Although Tomball has allotted $1.425 million since fiscal year 2014-15 for Broussard Park improvements, according to budget information, construction on the park could not begin until utilities were extended to Hufsmith Road, Esquivel said. Crews began installing a water line along Hufsmith and Zion roads this year.
“With the water line that we’re putting in, now we’re going to be able to support when we put the [soccer] fields in with the sod and the seeding [of them],” Esquivel said. “All the other stuff like the walking trails [and] the workout stations that are going to be placed along the trail [are] going to come right after we get done with this first phase.”
Harris County Precinct 4 and the city of Tomball are working to establish an interlocal agreement to maintain the park and construct walking trails, as Precinct 4’s Samuel Matthews Park is located adjacently, Precinct 4 Parks Director Dennis Johnston said. The county’s four-person staff charged with upkeep at Samuel Matthews Park will also care for Broussard Park.
“Our strengths are obviously trail building. We have our own in-house trail-building crew,” Johnston said. “The city of Tomball will develop the park.

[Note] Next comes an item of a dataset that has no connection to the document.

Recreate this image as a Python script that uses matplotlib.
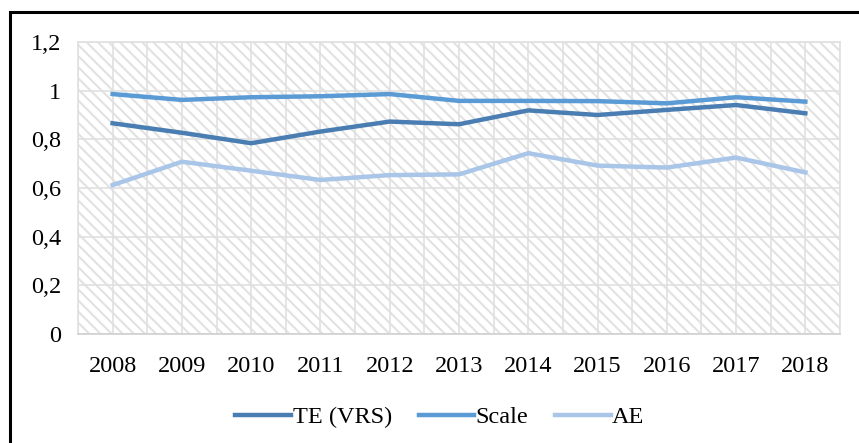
import matplotlib.pyplot as plt
from matplotlib.patches import Rectangle
from matplotlib.ticker import FuncFormatter, MultipleLocator

years = ['2008', '2009', '2010', '2011', '2012', '2013', '2014', '2015', '2016', '2017', '2018']
te_vrs = [0.866, 0.827, 0.784, 0.832, 0.873, 0.862, 0.919, 0.900, 0.921, 0.941, 0.907]
scale = [0.986, 0.962, 0.973, 0.977, 0.986, 0.958, 0.958, 0.957, 0.948, 0.973, 0.955]
ae = [0.612, 0.708, 0.671, 0.633, 0.653, 0.656, 0.743, 0.692, 0.684, 0.725, 0.664]

plt.rcParams['font.family'] = ['Liberation Serif', 'DejaVu Serif']
plt.rcParams['hatch.color'] = '#e2e2e2'
plt.rcParams['hatch.linewidth'] = 1.5

fig = plt.figure(figsize=(8.59, 4.43), dpi=100)
# outer frame (only left and top edges are visible in the image)
fig.patches.append(Rectangle((10 / 859, -0.1), 1.0, 1.1 - 12 / 443, transform=fig.transFigure,
                             fill=False, edgecolor='black', linewidth=2.2))

ax = fig.add_axes([78 / 859, 109 / 443, 762 / 859, 292 / 443])
x = list(range(len(years)))

ax.add_patch(Rectangle((0, 0), 1, 1, transform=ax.transAxes, facecolor='white',
                       hatch='\\\\\\', edgecolor='#e2e2e2', linewidth=0, zorder=0))

ax.set_xlim(-0.5, len(years) - 0.5)
ax.set_ylim(0, 1.2)
ax.yaxis.set_major_locator(MultipleLocator(0.2))
ax.yaxis.set_major_formatter(FuncFormatter(lambda v, p: ('%g' % round(v, 1)).replace('.', ',')))
ax.set_xticks(x)
ax.set_xticklabels(years)
ax.set_xticks([i - 0.5 for i in x] + [len(years) - 0.5], minor=True)

ax.grid(True, which='major', color='#e0e0e0', linewidth=1.2, zorder=1)
ax.grid(True, which='minor', axis='x', color='#e0e0e0', linewidth=1.2, zorder=1)
ax.set_axisbelow(True)
ax.tick_params(which='both', length=0, labelsize=17.5)
ax.tick_params(axis='x', pad=16)
ax.tick_params(axis='y', pad=12)
for s in ax.spines.values():
    s.set_color('#e0e0e0')
    s.set_linewidth(1.2)
ax.spines['bottom'].set_color('#d0d0d0')

ax.plot(x, te_vrs, color='#4a7eb3', linewidth=3.2, label='TE (VRS)', zorder=3)
ax.plot(x, scale, color='#5b9bd5', linewidth=3.2, label='Scale', zorder=3)
ax.plot(x, ae, color='#a9c5e8', linewidth=3.2, label='AE', zorder=3)

fig.legend(loc='center', bbox_to_anchor=(440 / 859, 1 - 417 / 443), ncol=3, frameon=False,
           fontsize=17.5, handlelength=2.3, handletextpad=0.05, columnspacing=1.1)

plt.savefig('out.png', dpi=100)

When the time is right, we’ll go in and do the trails and make the connection to the existing trails we have at Matthews.”
The city is also looking to partner with a soccer association to run a program out of the park and care for the soccer fields, Esquivel said.
“We will always have a component that it will be for public use,” he said. “When it’s not for that [association], it is definitely open for public use.”
Esquivel said once the grass begins to grow for the soccer fields—which will allow various age levels of play and include a multipurpose field—the city plans to reopen the park for public use, likely around the start of school this fall.
“You’re going to start seeing a whole lot more activity out there now that we have this base layer done,” Esquivel said. “Then, all the little stuff is going to start popping up, and it should get done pretty quick[ly] from there.”